All of the same FAQs as in Data Platform/Data Lake/Content/Mediawiki content history v1#FAQ apply.

This table doesn't seem to have Hive partitions, such as the usual 'snapshot' column. How do I consume it?

This table indeed does not use a snapshot partition as with other tables such as Mediawiki wikitext current. We are using a table format called Iceberg. Instead of rewriting all data like we have done before, this technology allows us to update the content of the table in place, with the main benefit being updates to the table's content on a daily cadence.

If you are building a data pipeline, and you need to define an Airflow sensor to wait on this table's updates, instead of waiting on Hive partitions, you should utilize our datasets.yaml configuration and appropriate helper functions to construct a sensor.

In your instance's datasets.yaml file:

iceberg_wmf_content_mediawiki_content_current_v1:
  datastore: iceberg
  table_name: wmf_content.mediawiki_content_current_v1
  produced_by:
    airflow:
      instance: main
      dag_id: mw_content_merge_changes_to_mw_content_current_daily

In your Airflow Python DAG code:

# here we use platform_eng, but you should use the config
# that applies to your Airflow instance
from platform_eng.config.dag_config import dataset

dataset_id = "iceberg_wmf_content_mediawiki_content_current_v1"

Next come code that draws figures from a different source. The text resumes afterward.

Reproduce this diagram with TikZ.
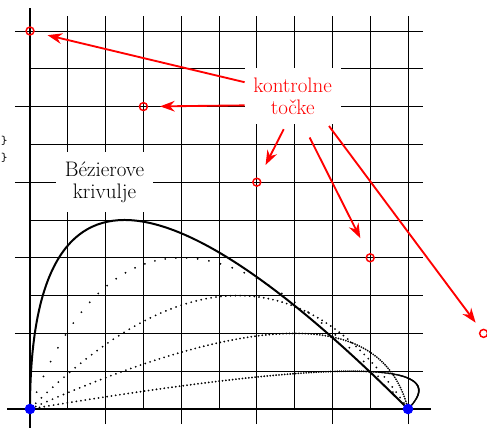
\documentclass[tikz,border=0pt]{standalone}
\usetikzlibrary{arrows.meta}
\tikzset{
  gridline/.style={line width=0.5pt, black},
  axisline/.style={line width=1.6pt, black},
  lbl/.style={fill=white, align=center, font=\fontsize{15.8}{16.3}\selectfont, inner xsep=6.5pt, inner ysep=7.5pt},
  cpt/.style={circle, draw=red, line width=1.1pt, minimum size=0.21cm, inner sep=0pt},
  redarrow/.style={red, line width=1.4pt, -{Stealth[length=11pt,width=8pt]}},
  solidcurve/.style={line width=1.5pt, black},
  dotcurve/.style={only marks, mark=*, mark size=0.6pt, mark options={line width=0.1pt, black}},
  stray/.style={font=\ttfamily\small, inner sep=0pt}
}
\begin{document}
\begin{tikzpicture}
\useasboundingbox (-0.794,-0.503) rectangle (12.09,10.82);
% grid
\draw[gridline] (0,0) grid[step=1] (10.4,10.4);
\draw[gridline] (-0.4,-0.4) grid[step=2] (10.4,10.4);
% axes
\draw[axisline] (-0.6,0) -- (10.6,0);
\draw[axisline] (0,-0.6) -- (0,10.6);
% stray characters
\node[stray] (s1) at (-0.68,7.1) {\}};
\node[stray] (s2) at (-0.68,6.64) {\}};
% labels
\node[lbl] (bez) at (1.97,6.0) {Bézierove\\krivulje};
\node[lbl, text=red] (kt) at (6.95,8.28) {kontrolne\\točke};
% end points
\coordinate (O) at (0,0);
\coordinate (E) at (10,0);
% curves
\draw[solidcurve] (O) .. controls (0,6.6667) and (3.3333,6.6667) .. (E);
\draw plot[dotcurve, domain=0:1, samples=36] ({2*\x*(1-\x)*3+\x*\x*10},{2*\x*(1-\x)*8});
\draw plot[dotcurve, domain=0:1, samples=80] ({2*\x*(1-\x)*6+\x*\x*10},{2*\x*(1-\x)*6});
\draw plot[dotcurve, domain=0:1, samples=120] ({2*\x*(1-\x)*9+\x*\x*10},{2*\x*(1-\x)*4});
\draw plot[dotcurve, domain=0:1, samples=190] ({2*\x*(1-\x)*12+\x*\x*10},{2*\x*(1-\x)*2});
% control points
\node[cpt] (c1) at (0,10) {};
\node[cpt] (c2) at (3,8) {};
\node[cpt] (c3) at (6,6) {};
\node[cpt] (c4) at (9,4) {};
\node[cpt] (c5) at (12,2) {};
% arrows
\draw[redarrow, shorten >=10pt] (kt.164) -- (c1);
\draw[redarrow, shorten >=9pt] (kt.191) -- (c2);
\draw[redarrow, shorten <=4pt, shorten >=11pt] (kt.257) -- (c3);
\draw[redarrow, shorten <=11pt, shorten >=13pt] (kt.290) -- (c4);
\draw[redarrow, shorten <=1.5pt, shorten >=6.5pt] (kt.321) -- (c5);
% blue end points
\fill[blue] (O) circle (0.14);
\fill[blue] (E) circle (0.14);
\end{tikzpicture}
\end{document}
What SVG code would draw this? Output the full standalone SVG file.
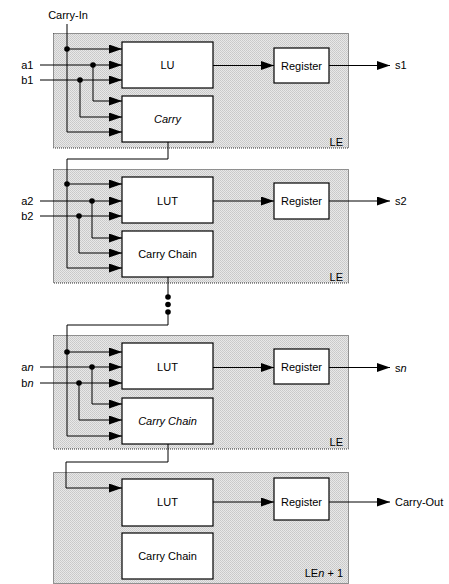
<svg xmlns="http://www.w3.org/2000/svg" width="449" height="584" viewBox="0 0 449 584">
<defs>
<pattern id="dither" width="2" height="2" patternUnits="userSpaceOnUse">
<rect width="2" height="2" fill="#e8e8e8"/>
<rect width="1" height="1" fill="#c8c8c8"/>
<rect x="1" y="1" width="1" height="1" fill="#cdcdcd"/>
</pattern>
<marker id="ah" markerWidth="13" markerHeight="9" refX="13" refY="4.5" orient="auto" markerUnits="userSpaceOnUse">
<path d="M0,0 L13,4.5 L0,9 z" fill="#000"/>
</marker>
</defs>
<style>
.le{fill:url(#dither);stroke:#333;stroke-width:1;stroke-dasharray:1 1}
.box{fill:#fff;stroke:#000;stroke-width:1.2}
.t{font-family:"Liberation Sans",Arial,sans-serif;font-size:11px;fill:#000}
.c{text-anchor:middle}
.e{text-anchor:end}
.i{font-style:italic}
.w{fill:none;stroke:#000;stroke-width:1}
.a{marker-end:url(#ah)}
.dot{fill:#000}
</style>

<!-- LE containers -->
<g id="le1"><rect class="le" x="53.5" y="33.5" width="295" height="114.5"/><text class="t e" x="343" y="146">LE</text></g>
<g id="le2"><rect class="le" x="53.5" y="169.5" width="295" height="113.5"/><text class="t e" x="343" y="281">LE</text></g>
<g id="le3"><rect class="le" x="53.5" y="335.5" width="295" height="113.5"/><text class="t e" x="343" y="446">LE</text></g>
<g id="le4"><rect class="le" x="53.5" y="472.5" width="295" height="111"/><text class="t e" x="343" y="577">LE<tspan class="i">n</tspan> + 1</text></g>

<!-- Section 1 nodes -->
<g id="lu1"><rect class="box" x="122" y="42" width="91" height="46"/><text class="t c" x="167.5" y="69">LU</text></g>
<g id="carry1"><rect class="box" x="122" y="96" width="91" height="46"/><text class="t c i" x="167.5" y="123">Carry</text></g>
<g id="reg1"><rect class="box" x="274" y="48" width="55" height="35"/><text class="t c" x="301.5" y="69.5">Register</text></g>

<!-- Section 2 nodes -->
<g id="lut2"><rect class="box" x="122" y="177" width="91" height="46"/><text class="t c" x="167.5" y="204.5">LUT</text></g>
<g id="cc2"><rect class="box" x="122" y="231" width="91" height="46"/><text class="t c" x="167.5" y="258">Carry Chain</text></g>
<g id="reg2"><rect class="box" x="274" y="183" width="55" height="36"/><text class="t c" x="301.5" y="205">Register</text></g>

<!-- Section 3 nodes -->
<g id="lut3"><rect class="box" x="122" y="343" width="91" height="46"/><text class="t c" x="167.5" y="370.5">LUT</text></g>
<g id="cc3"><rect class="box" x="122" y="398" width="91" height="46"/><text class="t c i" x="167.5" y="425">Carry Chain</text></g>
<g id="reg3"><rect class="box" x="274" y="349" width="55" height="35"/><text class="t c" x="301.5" y="370.5">Register</text></g>

<!-- Section 4 nodes -->
<g id="lut4"><rect class="box" x="122" y="479" width="91" height="47"/><text class="t c" x="167.5" y="506">LUT</text></g>
<g id="cc4"><rect class="box" x="122" y="533" width="91" height="46"/><text class="t c" x="167.5" y="560">Carry Chain</text></g>
<g id="reg4"><rect class="box" x="274" y="478" width="55" height="42"/><text class="t c" x="301.5" y="506">Register</text></g>

<!-- Labels -->
<g id="labels">
<text class="t c" x="68" y="19">Carry-In</text>
<text class="t e" x="33.5" y="69">a1</text>
<text class="t e" x="33.5" y="84">b1</text>
<text class="t" x="395" y="69">s1</text>
<text class="t e" x="33.5" y="205">a2</text>
<text class="t e" x="33.5" y="220">b2</text>
<text class="t" x="395" y="205">s2</text>
<text class="t e" x="33.5" y="371">a<tspan class="i">n</tspan></text>
<text class="t e" x="33.5" y="387">b<tspan class="i">n</tspan></text>
<text class="t" x="395" y="372">s<tspan class="i">n</tspan></text>
<text class="t" x="395" y="506">Carry-Out</text>
</g>

<!-- Connectors -->
<g id="connectors">
<!-- section 1 -->
<path class="w a" d="M67,24 V132 H122"/>
<path class="w a" d="M67,49 H122"/>
<path class="w a" d="M40,65 H122"/>
<path class="w a" d="M40,80 H122"/>
<path class="w a" d="M93,65 V101 H122"/>
<path class="w a" d="M80,80 V117 H122"/>
<path class="w a" d="M213,65.5 H274"/>
<path class="w a" d="M329,65.5 H390"/>
<circle class="dot" cx="67" cy="49" r="2.8"/>
<circle class="dot" cx="93" cy="65" r="2.8"/>
<circle class="dot" cx="80" cy="80" r="2.8"/>
<!-- carry 1 -> section 2 -->
<path class="w a" d="M168,142 V159 H67 V268 H122"/>
<path class="w a" d="M67,184 H122"/>
<path class="w a" d="M40,201 H122"/>
<path class="w a" d="M40,216 H122"/>
<path class="w a" d="M92,201 V238 H122"/>
<path class="w a" d="M79,216 V253 H122"/>
<path class="w a" d="M213,201 H274"/>
<path class="w a" d="M329,201 H390"/>
<circle class="dot" cx="67" cy="184" r="2.8"/>
<circle class="dot" cx="92" cy="201" r="2.8"/>
<circle class="dot" cx="79" cy="216" r="2.8"/>
<!-- chain 2 -> section 3 -->
<path class="w" d="M168,277 V297"/>
<circle class="dot" cx="168" cy="297" r="2.8"/>
<circle class="dot" cx="168" cy="304.5" r="2.8"/>
<circle class="dot" cx="168" cy="312" r="2.8"/>
<path class="w a" d="M168,312 V325 H67 V436 H122"/>
<path class="w a" d="M67,352 H122"/>
<path class="w a" d="M40,367 H122"/>
<path class="w a" d="M40,383 H122"/>
<path class="w a" d="M92,367 V404 H122"/>
<path class="w a" d="M79,383 V420 H122"/>
<path class="w a" d="M213,367.5 H274"/>
<path class="w a" d="M329,367.5 H390"/>
<circle class="dot" cx="67" cy="352" r="2.8"/>
<circle class="dot" cx="92" cy="367" r="2.8"/>
<circle class="dot" cx="79" cy="383" r="2.8"/>
<!-- chain 3 -> section 4 -->
<path class="w a" d="M168,444 V462 H66 V488 H122"/>
<path class="w a" d="M213,502 H274"/>
<path class="w a" d="M329,502 H390"/>
</g>
</svg>
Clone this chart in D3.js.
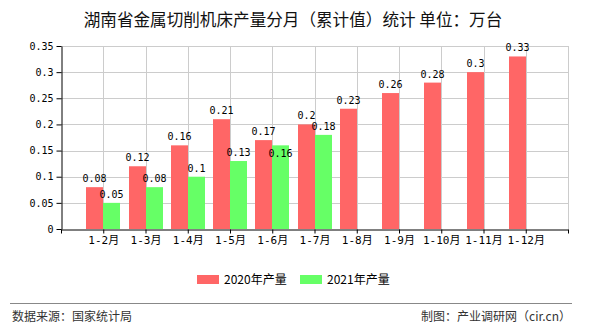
<!DOCTYPE html>
<html><head><meta charset="utf-8">
<script src="https://cdn.jsdelivr.net/npm/d3@7/dist/d3.min.js"></script>
<style>body{margin:0;background:#fff}svg{display:block}</style>
</head><body>
<svg id="c" width="590" height="330"></svg>
<script>
const categories = ["1-2月","1-3月","1-4月","1-5月","1-6月","1-7月","1-8月","1-9月","1-10月","1-11月","1-12月"];
const values2020 = [0.08,0.12,0.16,0.21,0.17,0.2,0.23,0.26,0.28,0.3,0.33];
const values2021 = [0.05,0.08,0.1,0.13,0.16,0.18];
const yTicks = [0,0.05,0.1,0.15,0.2,0.25,0.3,0.35];
const yTickLabels = ["0","0.05","0.1","0.15","0.2","0.25","0.3","0.35"];
const seriesNames = ["2020年产量","2021年产量"];
const colors = ["#ff6666","#66ff66"];
const title = "湖南省金属切削机床产量分月（累计值）统计 单位：万台";

const svg = d3.select("#c");
const L = 61, R = 568, T = 46, B = 229;
const x = d3.scaleLinear().domain([0, categories.length + 1]).range([L, R]);
const y = d3.scaleLinear().domain([0, 0.35]).range([B, T]);
const bw = 17;
const mono = "'DejaVu Sans Mono','Noto Sans CJK SC',monospace";
const cjk = "'Noto Sans CJK SC','DejaVu Sans',sans-serif";

svg.append("text").attr("x", 293).attr("y", 26).attr("text-anchor","middle")
  .attr("font-family", cjk).attr("font-size", 16.6).attr("fill","#111").text(title);

// grid
const g = svg.append("g");
g.selectAll(".hg").data(yTicks.slice(1)).join("line")
  .attr("x1", L).attr("x2", R).attr("y1", d=>Math.round(y(d))+0.5).attr("y2", d=>Math.round(y(d))+0.5)
  .attr("stroke","#cccccc");
const vpos = categories.map((c,i)=>i+1).concat([categories.length+1]);
g.selectAll(".vg").data(vpos).join("line")
  .attr("x1", d=>Math.round(x(d))+0.5).attr("x2", d=>Math.round(x(d))+0.5).attr("y1", T).attr("y2", B)
  .attr("stroke","#cccccc");

// bars
const s2020 = values2020.map((v,i)=>({v,i}));
const s2021 = values2021.map((v,i)=>({v,i}));
svg.selectAll(".b1").data(s2020).join("rect")
  .attr("x", d=>Math.round(x(d.i+1))-bw).attr("width", bw)
  .attr("y", d=>y(d.v)).attr("height", d=>B-y(d.v)).attr("fill", colors[0]);
svg.selectAll(".b2").data(s2021).join("rect")
  .attr("x", d=>Math.round(x(d.i+1))).attr("width", bw)
  .attr("y", d=>y(d.v)).attr("height", d=>B-y(d.v)).attr("fill", colors[1]);

// labels
svg.selectAll(".l1").data(s2020).join("text")
  .attr("x", d=>Math.round(x(d.i+1))-bw/2).attr("y", d=>y(d.v)-5)
  .attr("text-anchor","middle").attr("font-family", mono).attr("font-size",10).attr("fill","#000")
  .text(d=>String(d.v));
svg.selectAll(".l2").data(s2021).join("text")
  .attr("x", d=>Math.round(x(d.i+1))+bw/2)
  .attr("y", d=>{
    const gap = y(d.v) - y(values2020[d.i]);
    return gap < 8 ? y(d.v) + 12 : y(d.v) - 5;
  })
  .attr("text-anchor","middle").attr("font-family", mono).attr("font-size",10).attr("fill","#000")
  .text(d=>String(d.v));

// y axis
const ya = svg.append("g").attr("transform",`translate(${L+0.5},0)`)
  .call(d3.axisLeft(y).tickValues(yTicks).tickFormat((d,i)=>yTickLabels[i]).tickSize(5).tickSizeOuter(0).tickPadding(3));
ya.select(".domain").attr("stroke","#000");
ya.selectAll(".tick line").attr("stroke","#000");
ya.selectAll("text").attr("font-family", mono).attr("font-size",10).attr("fill","#000");

// x axis
const xa = svg.append("g").attr("transform",`translate(0,${B+0.5})`)
  .call(d3.axisBottom(x).tickValues(d3.range(0, categories.length+2)).tickFormat(d=> (d>=1 && d<=categories.length) ? categories[d-1] : "").tickSize(4).tickSizeOuter(0).tickPadding(3));
xa.select(".domain").attr("stroke","#000");
xa.selectAll(".tick line").attr("stroke","#000");
xa.selectAll("text").attr("font-family", mono).attr("font-size",11).attr("fill","#000");

// legend
const lg = svg.append("g");
const lx = [197, 300];
seriesNames.forEach((n,i)=>{
  lg.append("rect").attr("x", lx[i]).attr("y", 275).attr("width", 22).attr("height", 9).attr("fill", colors[i]);
  lg.append("text").attr("x", lx[i]+27).attr("y", 284).attr("font-family", cjk).attr("font-size", 12).attr("fill","#000").text(n);
});

svg.append("line").attr("x1", 10).attr("x2", 572).attr("y1", 303.5).attr("y2", 303.5).attr("stroke","#888").attr("stroke-width",1);
svg.append("text").attr("x", 12).attr("y", 321).attr("font-family", cjk).attr("font-size", 12).attr("fill","#333").text("数据来源：国家统计局");
svg.append("text").attr("x", 571).attr("y", 321).attr("text-anchor","end").attr("font-family", cjk).attr("font-size", 12).attr("fill","#333").text("制图：产业调研网（cir.cn）");
</script>
</body></html>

wait_for_sensor = dataset(dataset_id).get_sensor_for(dag)

Pipeline

  1. Every day, we wait for wmf_content.mediawiki_content_history_v1 to finish its daily ingestion.
  2. We then run a PySpark job that:
    1. Uses SQL to calculate all the per page changes (be it inserts, updates or deletes) that happened upstream.
    2. Applies these changes to wmf_content.mediawiki_content_current_v1 via a MERGE INTO.
    3. Because we calculate the changes via a full table scan of the upstream table and we utilize a MERGE INTO command, this pipeline is self-healing. That is, if this pipeline fails for one day, the next day will pick up the changes from both days, etc.
  3. Data quality checks specific to this table are done via a separate PySpark job. Data Quality checks from the upstream table also apply via transitivity.
  4. This pipeline is coordinated via an Airflow DAG.